The value is enormous. Ipsos surveyed more than 20,000 adults in 30 countries about what does or could make them happiest. Having good physical and mental health were numbers one and two. But respondents also said that having friends is as important as having more money and that hobbies are as important as basic food and shelter.
“Pause to enjoy the moment, and pay attention to what you’re doing and the pleasure it’s bringing you.”
—Anne Wilson
Another survey by Leger asked Canadians to rate their level of happiness and what influences it. Higher scores are connected to a way of life where people are “more in the moment,” explained Dave Scholz of Leger. In the survey, 44 per cent of people aged 18 to 54 reported high happiness scores, but that jumped to 61 per cent for those 55 and up. The ability to seek and enjoy simple pleasures as we age may be part of it.

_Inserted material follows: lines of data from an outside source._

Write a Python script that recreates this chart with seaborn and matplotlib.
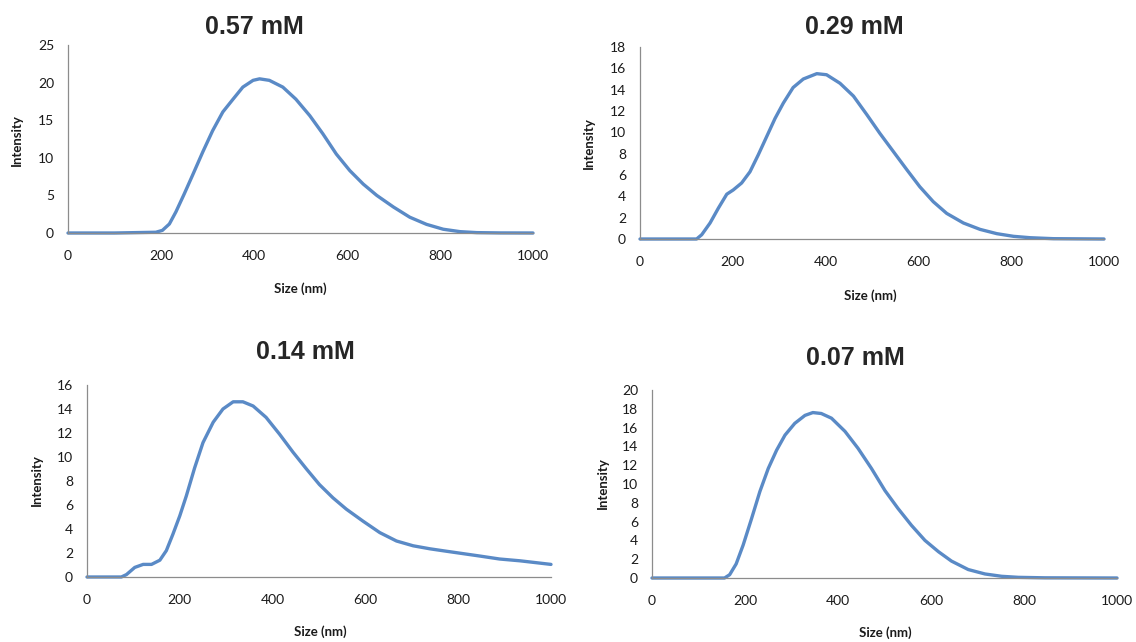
import matplotlib
matplotlib.use("Agg")
from matplotlib import pyplot as plt
import seaborn as sns

# DLS size distributions
size_057 = [0, 100, 189, 203, 218, 232, 250, 268, 290, 311, 333, 355, 376, 398, 412, 433,
            462, 490, 520, 548, 577, 606, 635, 664, 700, 735, 771, 807, 843, 879, 930, 1000]
int_057 = [0, 0, 0.1, 0.35, 1.2, 2.8, 5.2, 7.7, 10.8, 13.6, 16.1, 17.8, 19.4, 20.3, 20.5, 20.3,
           19.4, 17.8, 15.6, 13.2, 10.5, 8.3, 6.5, 5.0, 3.45, 2.1, 1.15, 0.5, 0.18, 0.05, 0.01, 0]

size_029 = [0, 100, 122, 133, 151, 169, 187, 201, 219, 237, 255, 273, 291, 309, 330, 352,
            381, 402, 431, 460, 489, 517, 546, 575, 603, 632, 661, 697, 733, 769, 805, 841,
            891, 1000]
int_029 = [0, 0, 0, 0.4, 1.5, 2.9, 4.2, 4.6, 5.25, 6.3, 7.9, 9.6, 11.3, 12.75, 14.2, 15.0,
           15.5, 15.4, 14.6, 13.4, 11.65, 9.9, 8.2, 6.5, 4.9, 3.5, 2.4, 1.5, 0.9, 0.5, 0.25, 0.12,
           0.03, 0]

size_014 = [0, 50, 74, 85, 103, 121, 139, 157, 171, 185, 200, 214, 232, 250, 272, 293, 315,
            336, 358, 386, 415, 444, 473, 501, 530, 559, 595, 631, 667, 703, 739, 774, 810,
            846, 889, 933, 1000]
int_014 = [0, 0, 0, 0.2, 0.8, 1.05, 1.05, 1.4, 2.2, 3.55, 5.1, 6.75, 9.1, 11.2, 12.9, 14.0, 14.6,
           14.6, 14.25, 13.3, 11.9, 10.4, 9.0, 7.7, 6.6, 5.65, 4.65, 3.7, 3.0, 2.6, 2.35, 2.15, 1.95,
           1.75, 1.5, 1.35, 1.05]

size_007 = [0, 100, 156, 167, 181, 196, 214, 232, 250, 268, 286, 307, 329, 346, 364, 386,
            415, 443, 472, 501, 529, 558, 587, 616, 644, 680, 716, 752, 788, 845, 1000]
int_007 = [0, 0, 0, 0.35, 1.5, 3.5, 6.3, 9.2, 11.65, 13.6, 15.2, 16.45, 17.3, 17.6, 17.5, 17.0,
           15.6, 13.8, 11.65, 9.3, 7.4, 5.6, 4.0, 2.8, 1.8, 0.9, 0.43, 0.18, 0.07, 0.02, 0]

titles = ["0.57 mM", "0.29 mM", "0.14 mM", "0.07 mM"]
y_max = [25, 18, 16, 20]
y_step = [5, 2, 2, 2]

sns.set_style("white")
plt.rcParams["font.family"] = ["Lato", "DejaVu Sans"]

W, H = 1136, 642
fig = plt.figure(figsize=(W / 100, H / 100), dpi=100)

# axes boxes in pixels: left, top, right, bottom
boxes = [(68, 45, 533, 233), (640, 47, 1104, 239), (87, 385, 551, 577), (652, 390, 1117, 578)]
title_pos = [(254, 27), (854, 27), (305, 352), (855, 358)]
ylab_pos = [(17, 140), (589, 143), (37, 480), (603, 483)]
xlab_pos = [(300, 289), (870, 296), (320, 632), (885, 633)]

series = [(size_057, int_057), (size_029, int_029), (size_014, int_014), (size_007, int_007)]
line_color = "#5A8AC6"
axis_color = "#8c8c8c"

for i, (xs, ys) in enumerate(series):
    l, t, r, b = boxes[i]
    ax = fig.add_axes([l / W, 1 - b / H, (r - l) / W, (b - t) / H])
    sns.lineplot(x=xs, y=ys, ax=ax, color=line_color, linewidth=2.4)
    for ln in ax.lines:
        ln.set_clip_on(False)
        ln.set_solid_capstyle("round")
        ln.set_solid_joinstyle("round")
    ax.set_xlim(0, 1000)
    ax.set_ylim(0, y_max[i])
    ax.set_xticks(range(0, 1001, 200))
    ax.set_yticks(range(0, y_max[i] + 1, y_step[i]))
    ax.set_xlabel("")
    ax.set_ylabel("")
    sns.despine(ax=ax)
    for s in ["left", "bottom"]:
        ax.spines[s].set_color(axis_color)
        ax.spines[s].set_linewidth(0.9)
    ax.tick_params(axis="both", which="major", length=4, width=0.9, color=axis_color,
                   labelsize=10, labelcolor="#1a1a1a", direction="out")
    ax.tick_params(axis="x", pad=8)
    ax.tick_params(axis="y", pad=6)
    ax.set_zorder(1)

    fig.text(title_pos[i][0] / W, 1 - title_pos[i][1] / H, titles[i],
             family=["Liberation Sans", "DejaVu Sans"], fontsize=18, fontweight="bold",
             ha="center", va="center")
    fig.text(ylab_pos[i][0] / W, 1 - ylab_pos[i][1] / H, "Intensity", fontsize=9.5,
             fontweight="bold", rotation=90, ha="center", va="center", color="#1a1a1a")
    fig.text(xlab_pos[i][0] / W, 1 - xlab_pos[i][1] / H, "Size (nm)", fontsize=9.5,
             fontweight="bold", ha="center", va="center", color="#1a1a1a")

fig.savefig("out.png", dpi=100, facecolor="white")
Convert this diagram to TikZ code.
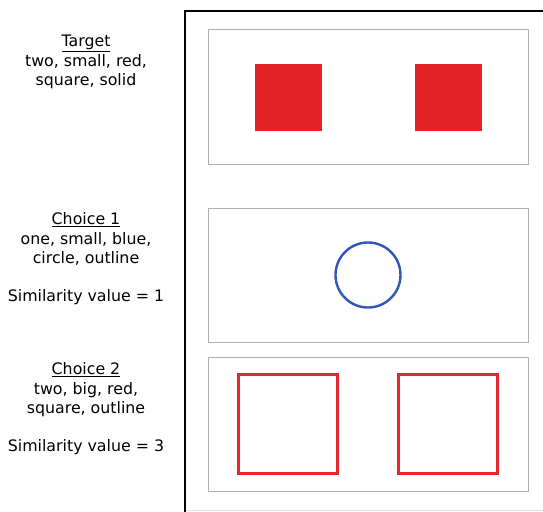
\documentclass[tikz,border=0pt]{standalone}
\usepackage{fontspec}
\setmainfont{DejaVu Sans}
\definecolor{fillred}{RGB}{227,35,40}
\definecolor{linered}{RGB}{228,40,48}
\definecolor{lineblue}{RGB}{50,85,185}
\definecolor{panelgray}{RGB}{175,175,175}
\begin{document}
\begin{tikzpicture}[x=1pt,y=-1pt,
  lbl/.style={font=\fontsize{15.8}{18}\selectfont, inner sep=0pt, anchor=center, text height=11.5pt, text depth=3pt},
  panel/.style={draw=panelgray, line width=1pt},
  frame/.style={draw=black, line width=2.4pt},
  solidsq/.style={fill=fillred, draw=none},
  outsq/.style={draw=linered, line width=2.4pt},
  circ/.style={draw=lineblue, line width=2.4pt}]
\useasboundingbox (0,0) rectangle (543,511);
% outer frame
\coordinate (ftl) at (185,11);
\coordinate (ftr) at (545,11);
\coordinate (fbl) at (185,512);
\draw[frame] (fbl) -- (ftl) -- (ftr);
\draw[draw=black!12, line width=1pt] (186,510) -- (545,510);
% panels
\node[panel, minimum width=320pt, minimum height=134pt, inner sep=0pt] (p1) at (368,97) {};
\node[panel, minimum width=320pt, minimum height=134pt, inner sep=0pt] (p2) at (368,275) {};
\node[panel, minimum width=320pt, minimum height=134pt, inner sep=0pt] (p3) at (368,424) {};
% target squares
\node[solidsq, minimum size=67pt, inner sep=0pt] (t1) at (288.5,97.5) {};
\node[solidsq, minimum size=67pt, inner sep=0pt] (t2) at (448.5,97.5) {};
% choice 1 circle
\node[circ, circle, minimum size=65pt, inner sep=0pt] (c1) at (368,275) {};
% choice 2 squares
\node[outsq, minimum size=99pt, inner sep=0pt] (s1) at (288,424) {};
\node[outsq, minimum size=99pt, inner sep=0pt] (s2) at (448,424) {};
% labels
\node[lbl] (tt) at (86,42) {\underline{Target}};
\node[lbl] (ta) at (86,62) {two, small, red,};
\node[lbl] (tb) at (86,81) {square, solid};
\node[lbl] (at) at (86,220) {\underline{Choice 1}};
\node[lbl] (aa) at (86,240) {one, small, blue,};
\node[lbl] (ab) at (86,259) {circle, outline};
\node[lbl] (as) at (86,297) {Similarity value = 1};
\node[lbl] (bt) at (86,370) {\underline{Choice 2}};
\node[lbl] (ba) at (86,390) {two, big, red,};
\node[lbl] (bb) at (86,409) {square, outline};
\node[lbl] (bs) at (86,447) {Similarity value = 3};
\end{tikzpicture}
\end{document}
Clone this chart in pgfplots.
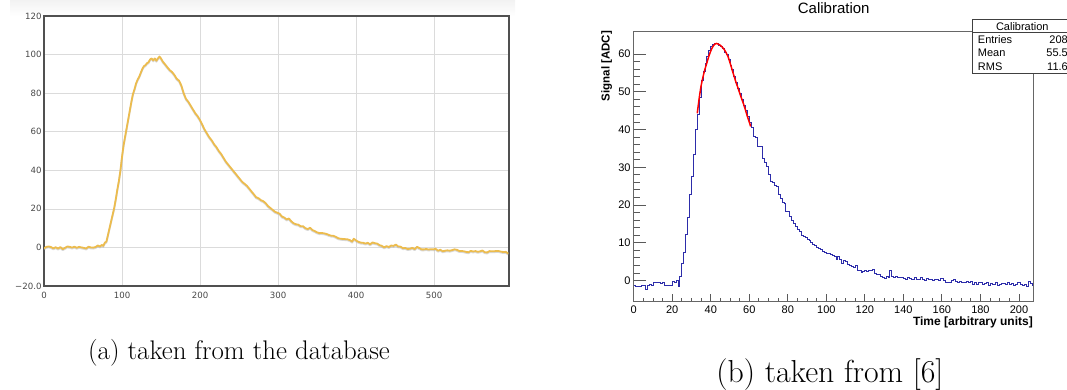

A series of studies from researchers at Dartmouth College and the University of Pennsylvania examined the experiences that people recall, plan, imagine and post on social media. Past research has shown that experiences bring greater happiness than material possessions. But which experiences?
These studies involved participants aged 18 to 79. The researchers found that younger people gain more happiness from “extraordinary experiences” — the uncommon and infrequent. However, as we get older, “the ordinary experiences that comprise daily lives” and that “are emotionally satisfying in the present” become increasingly associated with happiness.
Simple pleasures also play a functional role, Mead says. That was a conclusion of one of her studies, published in the Journal of the Association for Consumer Research.
Mead and her fellow researchers asked a group of participants to track their days for a week. Each morning, participants committed to goals they wanted to work on that day. Five times a day, the researchers reached out to ask whether participants were experiencing a simple pleasure (something brief, personal and positive), a small annoyance or neither. Each night, participants wrote down how happy their day was and what progress they had made on the day’s objectives.
On days when people experienced high numbers of simple pleasures, they were better able to meet their goals. And on days with few simple pleasures, their daily hassles loomed larger and they made less progress on their to-do list. Looking at it another way, Mead says that having tunnel vision around big goals can prevent us from experiencing simple pleasures.
So curl up with popcorn and binge a favourite show. Sing in the shower. Make someone laugh.
Mead says that her study underscores how simple pleasures, beyond being gratifying, can energize you, act as a buffer against small annoyances and daily stresses, and help you reach your aspirations.
“There’s nothing simple,” she says, “about simple pleasures.”